A number of ships carrying petrol will be allowed to enter Hudaydah port in Yemen in an effort to alleviate the humanitarian situation in Yemen, the government announced.
Foreign Minister Ahmed Awad Bin Mubarak took to Twitter to say: "The Yemeni government has again allowed a number of vessels carrying oil shipments to enter Hudaydah port with the aim of alleviating the current humanitarian situation."
Bin Mubarak explained that this comes "despite the Houthis' continuous violation of the Stockholm Agreement and their ongoing aggression on Marib," in reference to the truce in Hudaydah in place since 2018.
The Yemeni minister did not mention the number of ships that were authorised for entry or other details.
On 14 April, the Yemeni government announced that a number of oil ships would be allowed to enter the port of Hudaydah for "humanitarian reasons".
In response, spokesman for the Houthi movement, Mohammed Abdulsalam, said in a tweet that "allowing the entry of an oil ship from time to time to confer a favour to the Yemeni people and consider it an achievement despite the violations is an unrivalled absurdity."
Abdulsalam added: "The delivery of medications, food and oil derivatives to the Yemeni people is a guaranteed right without restrictions or conditions in all circumstances, and no barter or blackmail is accepted when it comes to human rights that are guaranteed to all human beings."

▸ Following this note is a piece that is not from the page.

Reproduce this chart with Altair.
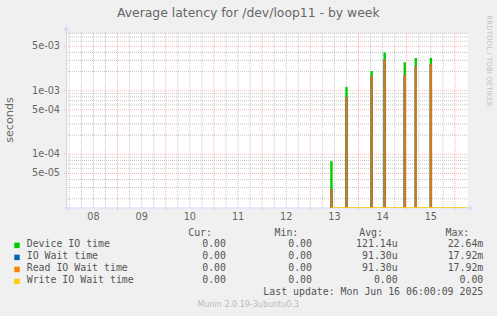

This comes a day after the UN envoy to Yemen Martin Griffiths called for removing the obstacles that prevent Yemenis from obtaining food and basic commodities
The Houthi-controlled areas suffer from an overwhelming shortage of fuel, with the movement accusing both the Arab coalition led by Saudi Arabia and the Yemeni government of confiscating oil ships and preventing vessels' entry to the port.
The Yemeni government requires that all revenues of ships entering Hudaydah be deposited in a separate account that is not controlled by the Houthis, to be used to pay the salaries of civil servants throughout the county.
Yemen has been engulfed by war for nearly seven years, with more than 80 per cent of the population of about 30 million dependent on aid to survive what the UN has described as the world's worst humanitarian crisis.